Há a expressão que o gestor gere coisas e o líder pessoas. Concorda?

Não concordo que o gestor seja para coisas e o líder para pessoas. A minha motivação na gestão é “mudar o mundo” das pessoas que lidero. Não consigo dissociar a Juliana gestora da Juliana líder, porque uma trabalha em prol da outra, e nenhuma existiria sem pessoas.

 

Tem sido difícil ser uma mulher num mundo de homens?

Não. Tem sido divertido e, honestamente, uma vantagem. Uma mulher num mundo de homens é uma lufada de ar fresco. E a evolução é, sem dúvida, imparável. As mulheres e os homens têm características biológicas diferentes, e o que faz sentido é que trabalhem em equipa de forma a realçarem os seus pontos fortes, uns naturais, outros treinados.

 

Durante o ano de 2017 criou um blogue mas depois deixou de escrever. O que é ficou dessa experiência?

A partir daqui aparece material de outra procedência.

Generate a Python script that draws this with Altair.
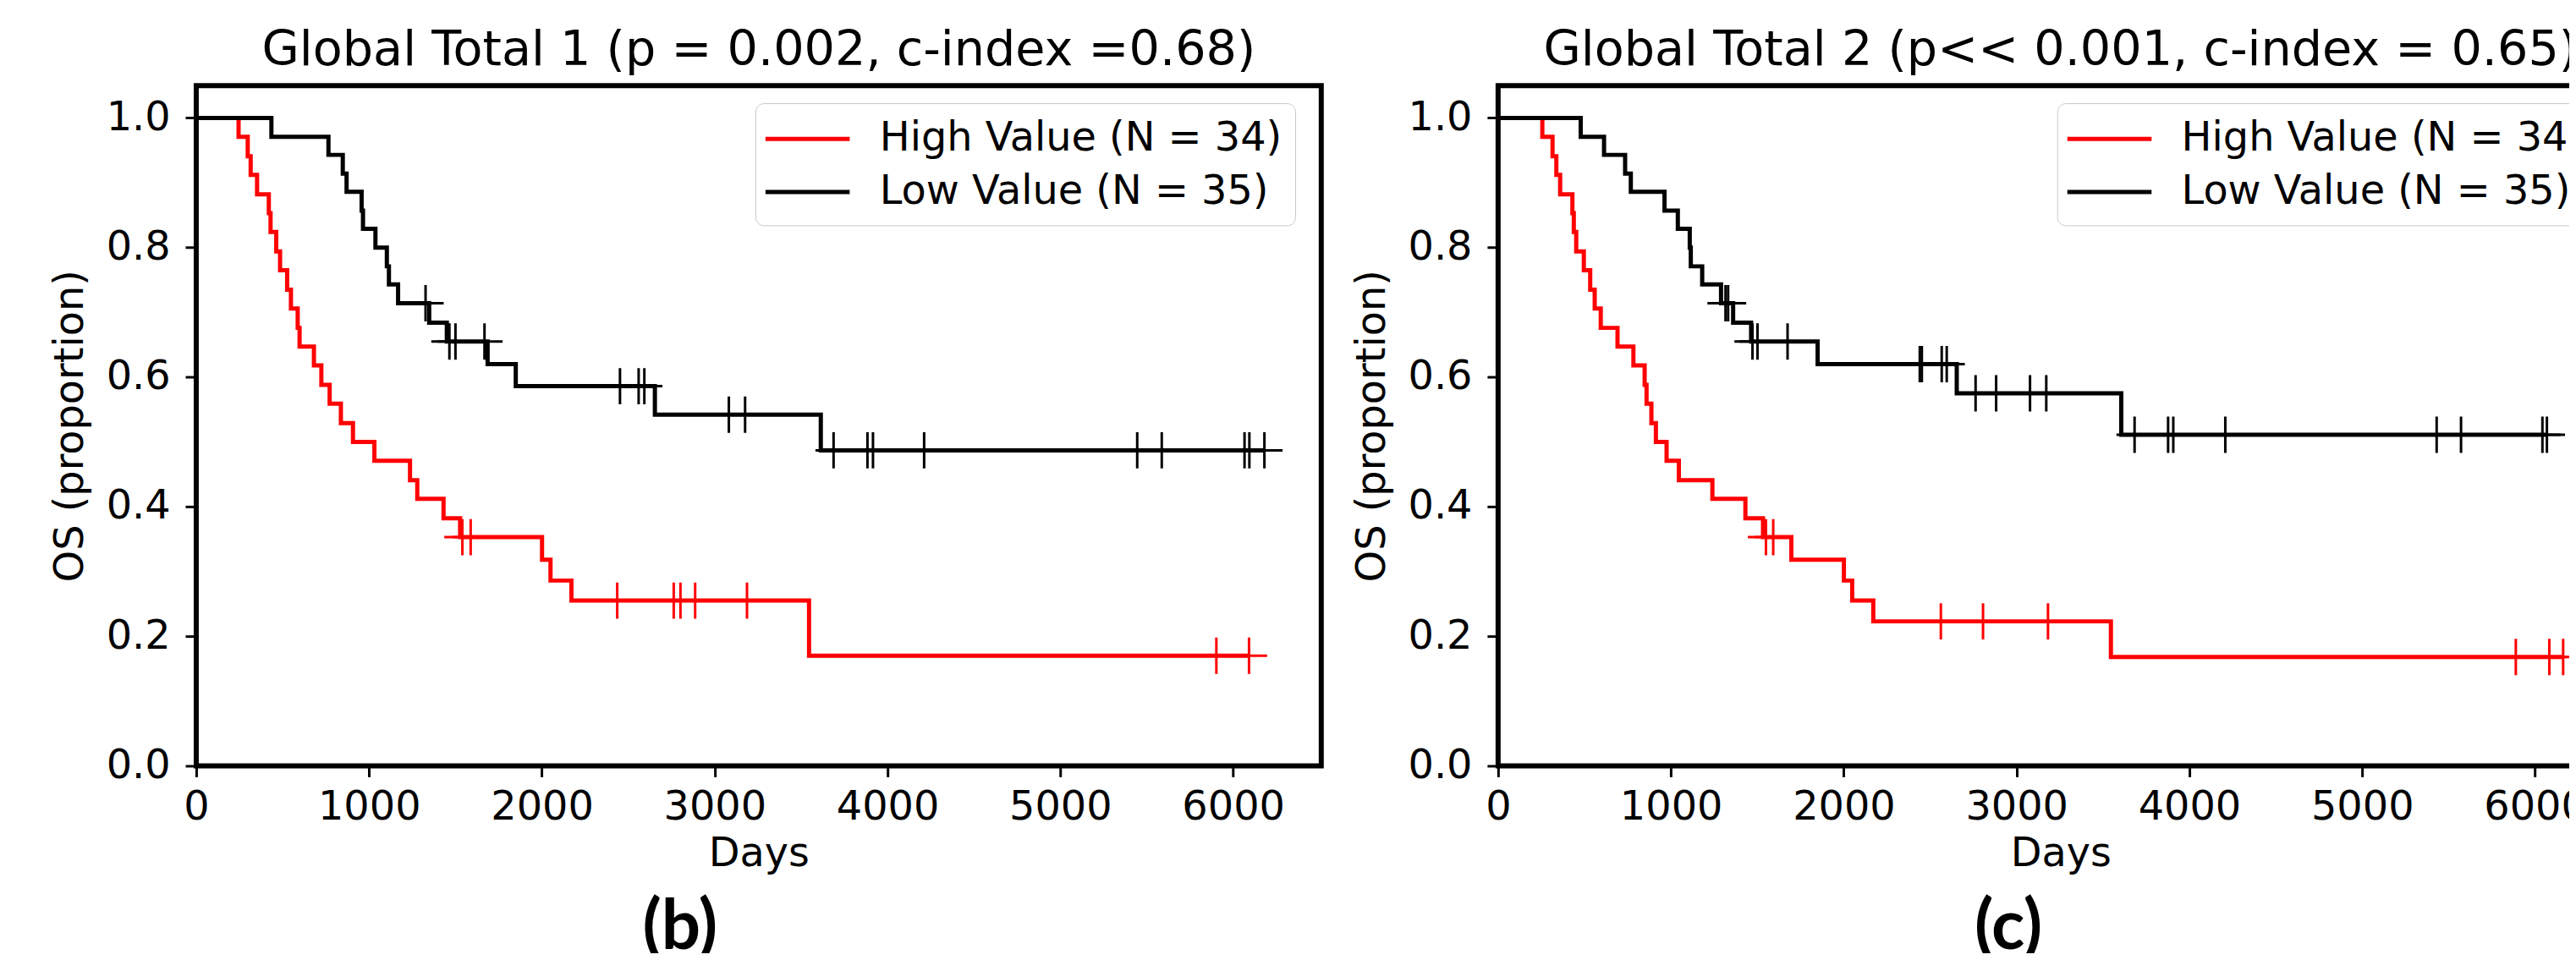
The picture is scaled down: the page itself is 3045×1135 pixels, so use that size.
import altair as alt
import pandas as pd

GROUPS = ["High Value (N = 34)", "Low Value (N = 35)"]
COLORS = ["#ff0000", "#000000"]
XTICKS = [0, 1000, 2000, 3000, 4000, 5000, 6000]
YTICKS = [0.0, 0.2, 0.4, 0.6, 0.8, 1.0]

# ---- Panel (b): Global Total 1 ----
b_high_days = [0, 245, 298, 315, 352, 420, 430, 463, 485, 526, 548, 587, 598, 681, 724, 772,
               837, 907, 1031, 1237, 1279, 1431, 1527, 2001, 2050, 2171, 3546, 6092]
b_high_surv = [1.0, 0.971, 0.941, 0.912, 0.882, 0.853, 0.824, 0.794, 0.765, 0.735, 0.706, 0.676,
               0.647, 0.618, 0.588, 0.559, 0.529, 0.500, 0.471, 0.441, 0.412, 0.382, 0.353, 0.318,
               0.286, 0.255, 0.170, 0.170]
b_high_cens = [1540, 1588, 2436, 2763, 2802, 2887, 3187, 5903, 6092]

b_low_days = [0, 435, 765, 848, 870, 957, 965, 1037, 1103, 1115, 1168, 1348, 1450, 1686, 1849,
              2654, 3614, 6181]
b_low_surv = [1.0, 0.971, 0.943, 0.914, 0.886, 0.857, 0.829, 0.800, 0.771, 0.743, 0.714, 0.684,
              0.655, 0.620, 0.586, 0.542, 0.487, 0.487]
b_low_cens = [1327, 1465, 1500, 1668, 2452, 2560, 2593, 3082, 3176, 3688, 3884, 3916, 4212,
              5445, 5587, 6066, 6094, 6181]

# ---- Panel (c): Global Total 2 ----
c_high_days = [0, 256, 315, 337, 359, 430, 438, 452, 496, 533, 559, 594, 691, 783, 848, 859, 887,
               913, 975, 1046, 1240, 1431, 1533, 1697, 2001, 2049, 2171, 3546, 6163]
c_high_surv = [1.0, 0.971, 0.941, 0.912, 0.882, 0.853, 0.824, 0.794, 0.765, 0.735, 0.706, 0.676,
               0.647, 0.618, 0.588, 0.559, 0.529, 0.500, 0.471, 0.441, 0.412, 0.382, 0.353, 0.318,
               0.286, 0.255, 0.223, 0.168, 0.168]
c_high_cens = [1550, 1592, 2562, 2806, 3182, 5889, 6083, 6163]

c_low_days = [0, 478, 613, 735, 768, 963, 1040, 1109, 1115, 1181, 1290, 1360, 1464, 1849, 2654,
              3606, 6069]
c_low_surv = [1.0, 0.971, 0.943, 0.914, 0.886, 0.857, 0.829, 0.800, 0.771, 0.743, 0.714, 0.684,
              0.655, 0.620, 0.575, 0.511, 0.511]
c_low_cens = [1316, 1331, 1472, 1501, 1675, 2440, 2452, 2567, 2596, 2763, 2882, 3078, 3172, 3683,
              3877, 3907, 4208, 5431, 5572, 6043, 6069]

TITLE_B = "Global Total 1 (p = 0.002, c-index =0.68)"
TITLE_C = "Global Total 2 (p<< 0.001, c-index = 0.65)"

W, H = 1336, 808
XMAX = 6510
FONT = "DejaVu Sans"


def steps_df(days, surv, group):
    return pd.DataFrame({"days": days, "surv": surv, "group": group})


def cens_df(cens, days, surv, group):
    levels = []
    for c in cens:
        s = surv[0]
        for d, v in zip(days, surv):
            if d <= c:
                s = v
        levels.append(s)
    return pd.DataFrame({"days": cens, "surv": levels, "group": group})


def panel(title, label, label_x, high, low):
    lines = pd.concat([steps_df(high[0], high[1], GROUPS[0]),
                       steps_df(low[0], low[1], GROUPS[1])])
    cens = pd.concat([cens_df(high[2], high[0], high[1], GROUPS[0]),
                      cens_df(low[2], low[0], low[1], GROUPS[1])])
    axis_common = dict(labelFontSize=48, titleFontSize=48, labelFont=FONT, titleFont=FONT,
                       labelColor="black", titleColor="black", tickColor="black",
                       tickSize=13, tickWidth=3, domain=False, grid=False,
                       titleFontWeight="normal", labelFlush=False, labelOverlap=False)
    x = alt.X("days:Q", scale=alt.Scale(domain=[0, XMAX], nice=False, zero=False),
              axis=alt.Axis(title="Days", values=XTICKS, format="d", labelPadding=12,
                            titlePadding=8, **axis_common))
    y = alt.Y("surv:Q", scale=alt.Scale(domain=[0, 1.05], nice=False, zero=False),
              axis=alt.Axis(title="OS (proportion)", values=YTICKS, format=".1f",
                            labelPadding=18, titlePadding=18, **axis_common))
    cscale = alt.Scale(domain=GROUPS, range=COLORS)
    legend = alt.Legend(title=None, orient="none", legendX=664, legendY=21,
                        symbolType="M-2,0L2,0", symbolSize=2500, symbolStrokeWidth=5,
                        symbolOffset=19.5, labelOffset=58, labelFontSize=48, labelFont=FONT,
                        labelColor="black", labelLimit=1000, padding=15, rowPadding=11,
                        strokeColor="#c8c8c8", fillColor="white", cornerRadius=10)
    line = alt.Chart(lines).mark_line(interpolate="step-after", strokeWidth=5).encode(
        x=x, y=y, color=alt.Color("group:N", scale=cscale, legend=legend))
    marks = alt.Chart(cens).mark_point(shape="M-1,0L1,0M0,-1L0,1", size=1850, strokeWidth=3,
                                       filled=False, opacity=1).encode(
        x=x, y=y, color=alt.Color("group:N", scale=cscale, legend=None))
    lab = alt.Chart(pd.DataFrame({"t": [label]})).mark_text(
        fontSize=82, fontWeight="bold", font="Lato", baseline="alphabetic", align="center",
        color="black").encode(text="t:N", x=alt.value(label_x), y=alt.value(1026))
    return alt.layer(line, marks, lab).properties(
        width=W, height=H,
        title=alt.TitleParams(title, fontSize=57.5, font=FONT, fontWeight="normal", color="black",
                              anchor="middle", frame="group", offset=12))


pb = panel(TITLE_B, "(b)", 574.5, (b_high_days, b_high_surv, b_high_cens),
           (b_low_days, b_low_surv, b_low_cens))
pc = panel(TITLE_C, "(c)", 606, (c_high_days, c_high_surv, c_high_cens),
           (c_low_days, c_low_surv, c_low_cens))

chart = alt.hconcat(pb, pc, spacing=30).resolve_legend(color="independent").properties(
    padding={"left": 48, "top": 17, "right": -67, "bottom": -17}
).configure(font=FONT, background="white",
            view=alt.ViewConfig(stroke="black", strokeWidth=6))

chart.save("out.html", embed_options={"renderer": "svg", "actions": False})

Na altura estava a sem bombardeada com pedidos de partilha da minha experiência como “CEO de uma metalomecânica” com 29 anos. Então decidi partilhar a minha história, bem como o meu estilo de vida, e histórias de outras mulheres empreendedoras portuguesas. Foi um hobby enriquecedor porque tal como já disse, sou uma pessoa de números, e faz-me bem treinar a escrita. Além disso, conheci pessoas que partilharam comigo as suas histórias, uma de empreendedoras, outras mais pessoais. Quem sabe um dia, com mais disponibilidade, retomo.

 

Qual foi a importância de participar no programa EY Entrepreneurial Winning Women de 2018? Como foi a experiência e que lições tirou?

Foi a primeira vez que tive contacto com um networking internacional na área do empreendedorismo. E foi muito interessante perceber que as nossas dores são as mesmas, independentemente do local onde estamos. As partilhas foram grandes, a formação também, e tal como disse inicialmente, foi um prémio que nos deu credibilidade relativamente ao trabalho que estamos a desenvolver. Essencialmente por ser internacional. Porque a Olimec já tinha 2 anos de vida, mas foi muito valorizada na altura por pessoas que a conheciam, mas que antes de ter sido reconhecida internacionalmente, era como se não existisse. Senti claramente que primeiro tive de conquistar fora, para ser reconhecida cá dentro.